(Entries from a dataset)
........
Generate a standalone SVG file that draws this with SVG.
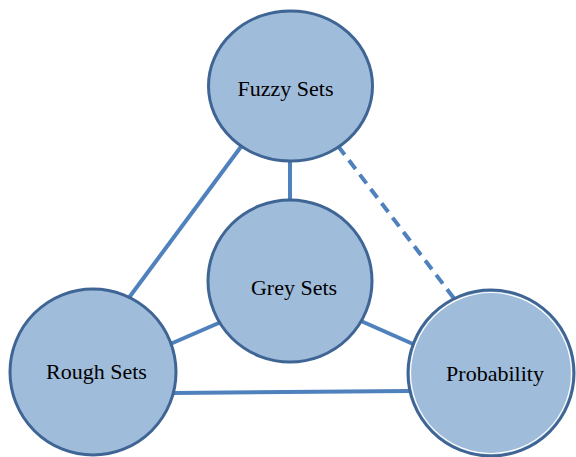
<svg xmlns="http://www.w3.org/2000/svg" width="576" height="457" viewBox="0 0 576 457">
  <style>
    .link { stroke: #4F81BD; stroke-width: 4; fill: none; }
    .dash { stroke-dasharray: 11 7; }
    .node { fill: #A0BCDB; stroke: #3F6594; stroke-width: 3; }
    .inner { fill: none; stroke: #FFFFFF; stroke-width: 1.2; }
    .label { font-family: "Liberation Serif", "Times New Roman", serif; font-size: 22px; fill: #000; text-anchor: middle; }
  </style>
  <rect width="576" height="457" fill="#FFFFFF"/>
  <g id="connectors">
    <line class="link" x1="243" y1="144" x2="128" y2="299"/>
    <line class="link" x1="290" y1="160" x2="290" y2="201"/>
    <line class="link dash" x1="338" y1="146" x2="456" y2="301"/>
    <line class="link" x1="221" y1="322" x2="168" y2="345"/>
    <line class="link" x1="361" y1="321" x2="413" y2="344"/>
    <line class="link" x1="174" y1="393" x2="409" y2="391"/>
  </g>
  <g id="fuzzy-sets">
    <ellipse class="node" cx="290.5" cy="86" rx="82" ry="75"/>
    <text class="label" x="285.5" y="96">Fuzzy Sets</text>
  </g>
  <g id="grey-sets">
    <ellipse class="node" cx="290" cy="281" rx="82" ry="81"/>
    <text class="label" x="294" y="295">Grey Sets</text>
  </g>
  <g id="rough-sets">
    <ellipse class="node" cx="93" cy="372" rx="83" ry="83"/>
    <text class="label" x="96.5" y="379">Rough Sets</text>
  </g>
  <g id="probability">
    <ellipse class="node" cx="491" cy="373" rx="83" ry="83"/>
    <ellipse class="inner" cx="491" cy="373" rx="80.5" ry="80.5"/>
    <text class="label" x="495" y="381">Probability</text>
  </g>
</svg>
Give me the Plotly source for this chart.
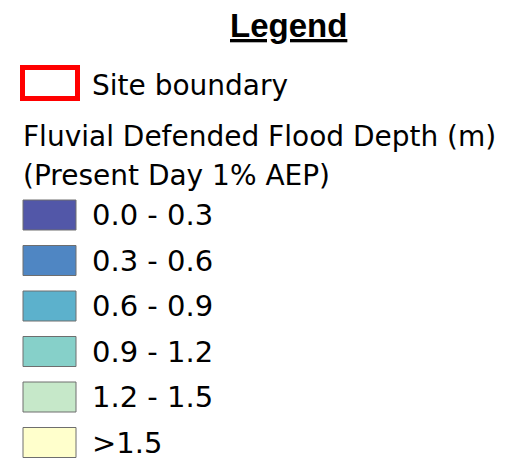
import plotly.graph_objects as go

title = "Legend"
boundary_label = "Site boundary"
heading_lines = ["Fluvial Defended Flood Depth (m)", "(Present Day 1% AEP)"]
classes = ["0.0 - 0.3", "0.3 - 0.6", "0.6 - 0.9", "0.9 - 1.2", "1.2 - 1.5", ">1.5"]
colors = ["#5257a8", "#4f86c3", "#5cb1cc", "#86d0c9", "#c6e8c9", "#ffffcc"]

W, H = 506, 462
PAD = 8  # default page body margin
fig = go.Figure()
fig.add_trace(go.Scatter(x=[PAD, W], y=[PAD, H], mode="markers", marker=dict(opacity=0),
                         hoverinfo="skip", showlegend=False))

FONT = "DejaVu Sans"
shapes = []
ann = []

ann.append(dict(x=288, y=25, text="<b><u>" + title + "</u></b>", showarrow=False,
                font=dict(family="Liberation Sans", size=33, color="black"), xanchor="center", yanchor="middle"))

# site boundary
shapes.append(dict(type="rect", x0=22.5, x1=77.5, y0=67.5, y1=98.5, line=dict(color="#ff0000", width=5),
                   fillcolor="white"))
ann.append(dict(x=90, y=85, text=boundary_label, showarrow=False, font=dict(family=FONT, size=28, color="black"),
                xanchor="left", yanchor="middle"))

for i, line in enumerate(heading_lines):
    ann.append(dict(x=21, y=136 + i * 39, text=line, showarrow=False, font=dict(family=FONT, size=28, color="black"),
                    xanchor="left", yanchor="middle"))

y0 = 215
step = 45.5
for i, lab in enumerate(classes):
    cy = y0 + i * step
    shapes.append(dict(type="rect", x0=23, x1=76, y0=cy - 15, y1=cy + 15, line=dict(color="#6e6e6e", width=1),
                       fillcolor=colors[i]))
    ann.append(dict(x=90, y=cy, text=lab, showarrow=False, font=dict(family=FONT, size=29, color="black"),
                    xanchor="left", yanchor="middle"))

fig.update_layout(width=W - PAD, height=H - PAD, margin=dict(l=0, r=0, t=0, b=0),
                  plot_bgcolor="white", paper_bgcolor="white",
                  shapes=shapes, annotations=ann,
                  xaxis=dict(range=[PAD, W], visible=False, fixedrange=True),
                  yaxis=dict(range=[H, PAD], visible=False, fixedrange=True))
fig.write_html("out.html")
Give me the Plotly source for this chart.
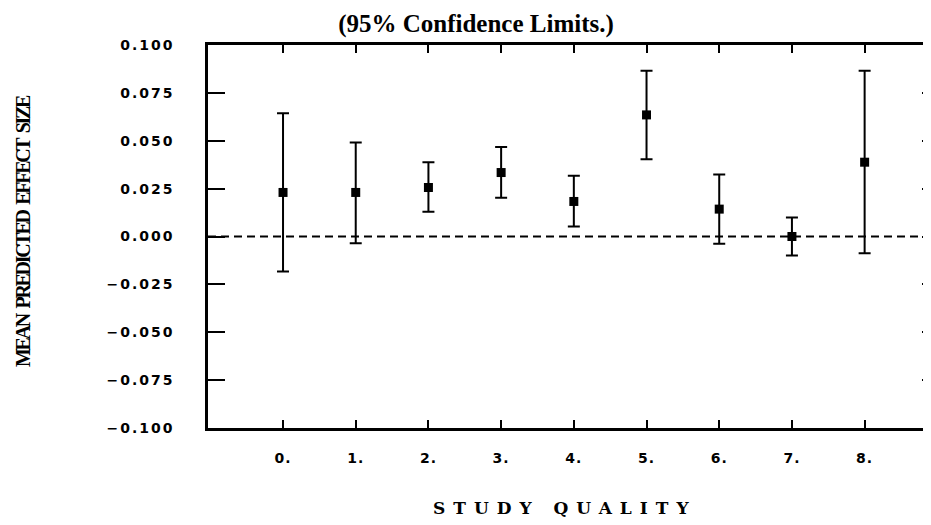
........
▸ To be done:
Copy out every line of the material above exactly, skipping the pictures.

▸ Task solution:
Generate a standalone SVG file that draws this with SVG.
<svg xmlns="http://www.w3.org/2000/svg" width="576" height="457" viewBox="0 0 576 457">
  <style>
    .link { stroke: #4F81BD; stroke-width: 4; fill: none; }
    .dash { stroke-dasharray: 11 7; }
    .node { fill: #A0BCDB; stroke: #3F6594; stroke-width: 3; }
    .inner { fill: none; stroke: #FFFFFF; stroke-width: 1.2; }
    .label { font-family: "Liberation Serif", "Times New Roman", serif; font-size: 22px; fill: #000; text-anchor: middle; }
  </style>
  <rect width="576" height="457" fill="#FFFFFF"/>
  <g id="connectors">
    <line class="link" x1="243" y1="144" x2="128" y2="299"/>
    <line class="link" x1="290" y1="160" x2="290" y2="201"/>
    <line class="link dash" x1="338" y1="146" x2="456" y2="301"/>
    <line class="link" x1="221" y1="322" x2="168" y2="345"/>
    <line class="link" x1="361" y1="321" x2="413" y2="344"/>
    <line class="link" x1="174" y1="393" x2="409" y2="391"/>
  </g>
  <g id="fuzzy-sets">
    <ellipse class="node" cx="290.5" cy="86" rx="82" ry="75"/>
    <text class="label" x="285.5" y="96">Fuzzy Sets</text>
  </g>
  <g id="grey-sets">
    <ellipse class="node" cx="290" cy="281" rx="82" ry="81"/>
    <text class="label" x="294" y="295">Grey Sets</text>
  </g>
  <g id="rough-sets">
    <ellipse class="node" cx="93" cy="372" rx="83" ry="83"/>
    <text class="label" x="96.5" y="379">Rough Sets</text>
  </g>
  <g id="probability">
    <ellipse class="node" cx="491" cy="373" rx="83" ry="83"/>
    <ellipse class="inner" cx="491" cy="373" rx="80.5" ry="80.5"/>
    <text class="label" x="495" y="381">Probability</text>
  </g>
</svg>
Give me the Plotly source for this chart.
import plotly.graph_objects as go

title = "Legend"
boundary_label = "Site boundary"
heading_lines = ["Fluvial Defended Flood Depth (m)", "(Present Day 1% AEP)"]
classes = ["0.0 - 0.3", "0.3 - 0.6", "0.6 - 0.9", "0.9 - 1.2", "1.2 - 1.5", ">1.5"]
colors = ["#5257a8", "#4f86c3", "#5cb1cc", "#86d0c9", "#c6e8c9", "#ffffcc"]

W, H = 506, 462
PAD = 8  # default page body margin
fig = go.Figure()
fig.add_trace(go.Scatter(x=[PAD, W], y=[PAD, H], mode="markers", marker=dict(opacity=0),
                         hoverinfo="skip", showlegend=False))

FONT = "DejaVu Sans"
shapes = []
ann = []

ann.append(dict(x=288, y=25, text="<b><u>" + title + "</u></b>", showarrow=False,
                font=dict(family="Liberation Sans", size=33, color="black"), xanchor="center", yanchor="middle"))

# site boundary
shapes.append(dict(type="rect", x0=22.5, x1=77.5, y0=67.5, y1=98.5, line=dict(color="#ff0000", width=5),
                   fillcolor="white"))
ann.append(dict(x=90, y=85, text=boundary_label, showarrow=False, font=dict(family=FONT, size=28, color="black"),
                xanchor="left", yanchor="middle"))

for i, line in enumerate(heading_lines):
    ann.append(dict(x=21, y=136 + i * 39, text=line, showarrow=False, font=dict(family=FONT, size=28, color="black"),
                    xanchor="left", yanchor="middle"))

y0 = 215
step = 45.5
for i, lab in enumerate(classes):
    cy = y0 + i * step
    shapes.append(dict(type="rect", x0=23, x1=76, y0=cy - 15, y1=cy + 15, line=dict(color="#6e6e6e", width=1),
                       fillcolor=colors[i]))
    ann.append(dict(x=90, y=cy, text=lab, showarrow=False, font=dict(family=FONT, size=29, color="black"),
                    xanchor="left", yanchor="middle"))

fig.update_layout(width=W - PAD, height=H - PAD, margin=dict(l=0, r=0, t=0, b=0),
                  plot_bgcolor="white", paper_bgcolor="white",
                  shapes=shapes, annotations=ann,
                  xaxis=dict(range=[PAD, W], visible=False, fixedrange=True),
                  yaxis=dict(range=[H, PAD], visible=False, fixedrange=True))
fig.write_html("out.html")
Give me the Plotly source for this chart.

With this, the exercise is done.